The fashion startup Fashable is among those building this new breed of AI-powered tools. Born in 2021 out of XNFY Lab, a research organization that worked with Microsoft to foster innovation in retail, Fashable creates AI-generated images for designers, brands, marketplaces, and more.
Fashable says its team of 12 is training AI models to generate realistic photos of garments for clients based on customer insights. The goal is to use those images to create styles that are more likely to sell, reducing overproduction and unsold inventory.
Fashable's AI approach also addresses a challenge with creativity. While it's possible to ask ChatGPT to create a design, the reality isn't so simple. Fashion companies want generative AI trained on their data, not data from competitors, to ensure the results are true to their style. Similarly, they don't want their data to end up in competitors' hands.
"Part of our value is that we train a model for a brand, and the model will only be for that brand," said Orlando Ribas Fernandes, a Fashable cofounder. "We train on their data, and that data, and the results of that data, will only be for them." This method, Fernandes added, doesn't "contaminate other AI models," helping prevent infringement of brands' copyrights.
Fernandes argued that the goal of using AI in fashion isn't necessarily to reduce design costs. "Everyone thinks AI will be very cheap, and it's not cheap," he said. "It's very expensive." Fernandes expects the industry to instead adopt AI to fix its inefficiencies.

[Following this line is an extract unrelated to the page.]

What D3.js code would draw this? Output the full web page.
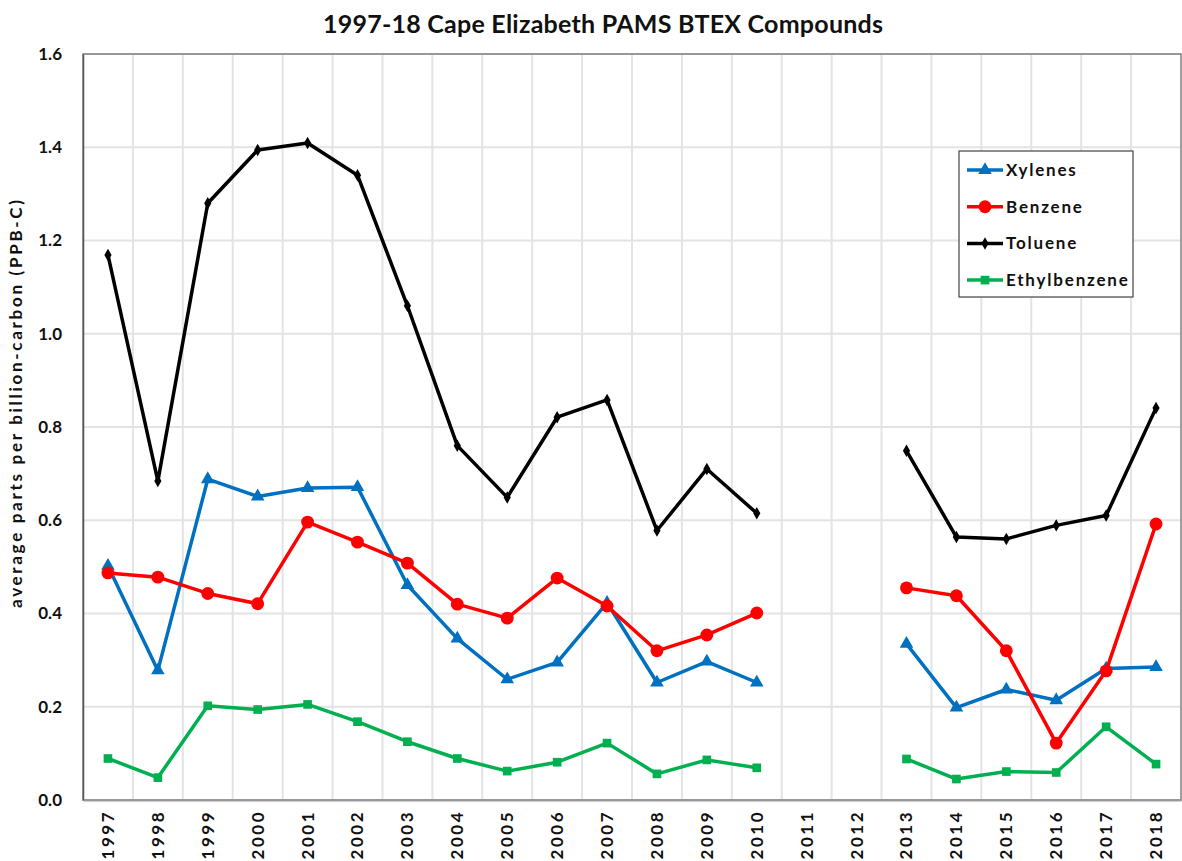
<!DOCTYPE html>
<html>
<head>
<meta charset="utf-8">
<script src="https://cdn.jsdelivr.net/npm/d3@7"></script>
<style>
  body { margin: 0; background: #fff; }
  text { font-family: Lato, "Open Sans", sans-serif; font-weight: bold; fill: #111; }
</style>
</head>
<body>
<div id="chart"></div>
<script>
var years = ["1997","1998","1999","2000","2001","2002","2003","2004","2005","2006","2007",
	"2008","2009","2010","2011","2012","2013","2014","2015","2016","2017","2018"];

// null = no sample that year
var xylenes = [0.502,0.278,0.688,0.651,0.669,0.671,0.461,0.346,0.259,0.295,0.423,
	0.252,0.297,0.252,null,null,0.335,0.198,0.237,0.214,0.282,0.285];
var benzene = [0.487,0.478,0.443,0.421,0.596,0.553,0.508,0.420,0.390,0.476,0.416,
	0.320,0.354,0.401,null,null,0.455,0.438,0.320,0.122,0.277,0.592];
var toluene = [1.169,0.684,1.280,1.394,1.409,1.340,1.060,0.760,0.649,0.821,0.858,
	0.578,0.710,0.615,null,null,0.749,0.564,0.560,0.589,0.610,0.841];
var ethylbenzene = [0.089,0.048,0.202,0.194,0.205,0.168,0.125,0.089,0.062,0.081,0.122,
	0.056,0.086,0.069,null,null,0.088,0.045,0.061,0.059,0.157,0.077];

var yTicks = [0, 0.2, 0.4, 0.6, 0.8, 1.0, 1.2, 1.4, 1.6];

var series = [
	{name: "Xylenes", values: xylenes, color: "#0070C0", symbol: d3.symbolTriangle, size: 80},
	{name: "Benzene", values: benzene, color: "#FF0000", symbol: d3.symbolCircle, size: 130},
	{name: "Toluene", values: toluene, color: "#000000", symbol: d3.symbolDiamond, size: 45},
	{name: "Ethylbenzene", values: ethylbenzene, color: "#00B050", symbol: d3.symbolSquare, size: 75}
];

var width = 1182, height = 861;
var margin = {top: 54, right: 1, bottom: 61, left: 83};

var svg = d3.select("#chart").append("svg")
	.attr("width", width)
	.attr("height", height);

var x = d3.scaleBand()
	.domain(years)
	.range([margin.left, width - margin.right]);

var y = d3.scaleLinear()
	.domain([0, 1.6])
	.range([height - margin.bottom, margin.top]);

// gridlines
svg.append("g").selectAll("line.h")
	.data(yTicks)
	.enter().append("line")
	.attr("x1", margin.left).attr("x2", width - margin.right)
	.attr("y1", function(d) { return y(d); })
	.attr("y2", function(d) { return y(d); })
	.style("stroke", "#e3e3e3").style("stroke-width", 2);

svg.append("g").selectAll("line.v")
	.data(years.slice(1))
	.enter().append("line")
	.attr("x1", function(d) { return x(d); })
	.attr("x2", function(d) { return x(d); })
	.attr("y1", margin.top).attr("y2", height - margin.bottom)
	.style("stroke", "#e3e3e3").style("stroke-width", 2);

// plot border
svg.append("rect")
	.attr("x", margin.left).attr("y", margin.top)
	.attr("width", width - margin.right - margin.left)
	.attr("height", height - margin.bottom - margin.top)
	.style("fill", "none").style("stroke", "#808080").style("stroke-width", 1.5);

// axes
var yAxis = svg.append("g")
	.attr("transform", "translate(" + margin.left + ",0)")
	.call(d3.axisLeft(y).tickValues(yTicks).tickFormat(d3.format(".1f")).tickSize(0).tickPadding(21));
yAxis.select(".domain").style("stroke", "#555").style("stroke-width", 1.5);
yAxis.selectAll("text").style("font-size", "17px");

var xAxis = svg.append("g")
	.attr("transform", "translate(0," + (height - margin.bottom) + ")")
	.call(d3.axisBottom(x).tickSize(0));
xAxis.select(".domain").style("stroke", "#999").style("stroke-width", 2);
xAxis.selectAll("text")
	.style("font-size", "17px")
	.style("letter-spacing", "2.5px")
	.attr("text-anchor", "end")
	.attr("transform", "rotate(-90)")
	.attr("x", -10).attr("y", 0).attr("dy", "0.35em");

// lines + markers
var line = d3.line()
	.defined(function(d) { return d !== null; })
	.x(function(d, i) { return x(years[i]) + x.bandwidth() / 2; })
	.y(function(d) { return y(d); });

series.forEach(function(s) {
	svg.append("path")
		.datum(s.values)
		.attr("d", line)
		.style("fill", "none")
		.style("stroke", s.color)
		.style("stroke-width", 3.5)
		.style("stroke-linejoin", "round");

	svg.append("g").selectAll("path")
		.data(s.values.map(function(v, i) { return {v: v, year: years[i]}; })
			.filter(function(d) { return d.v !== null; }))
		.enter().append("path")
		.attr("d", d3.symbol().type(s.symbol).size(s.size))
		.attr("transform", function(d) {
			return "translate(" + (x(d.year) + x.bandwidth() / 2) + "," + y(d.v) + ")";
		})
		.style("fill", s.color);
});

// title
svg.append("text")
	.attr("x", 603).attr("y", 33)
	.attr("text-anchor", "middle")
	.attr("textLength", 560)
	.attr("lengthAdjust", "spacing")
	.style("font-size", "25px")
	.text("1997-18 Cape Elizabeth PAMS BTEX Compounds");

// y axis title
svg.append("text")
	.attr("transform", "translate(22,404) rotate(-90)")
	.attr("text-anchor", "middle")
	.attr("textLength", 408)
	.attr("lengthAdjust", "spacing")
	.style("font-size", "17px")
	.text("average parts per billion-carbon (PPB-C)");

// legend
var legend = svg.append("g");
legend.append("rect")
	.attr("x", 959).attr("y", 151)
	.attr("width", 174).attr("height", 146)
	.style("fill", "#fff").style("stroke", "#444").style("stroke-width", 1.2);

var item = legend.selectAll("g.item")
	.data(series)
	.enter().append("g")
	.attr("transform", function(d, i) { return "translate(967," + (170 + i * 36.7) + ")"; });
item.append("line")
	.attr("x1", 0).attr("x2", 36)
	.style("stroke", function(d) { return d.color; })
	.style("stroke-width", 3.5);
item.append("path")
	.attr("d", function(d) { return d3.symbol().type(d.symbol).size(d.size)(); })
	.attr("transform", "translate(18,0)")
	.style("fill", function(d) { return d.color; });
item.append("text")
	.attr("x", 39).attr("dy", "0.35em")
	.style("font-size", "17px")
	.style("letter-spacing", "1.8px")
	.text(function(d) { return d.name; });
</script>
</body>
</html>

Many fashion products are sold well below retail value, while some end up in landfills without ever being worn. It's a massive problem Fernandes knows is difficult to solve. Still, he hopes generative AI will lead to fashion that meets people's specific desires, in turn reducing the need to spawn endless varieties in hopes that one will be a hit.
"My vision is that brands will start cocreating with the customer," Fernandes said. "In the future, I might prefer to have one blazer that was custom-tailored for me, instead of something from fast fashion. I can start having my own digital wardrobe, and that is produced only for me."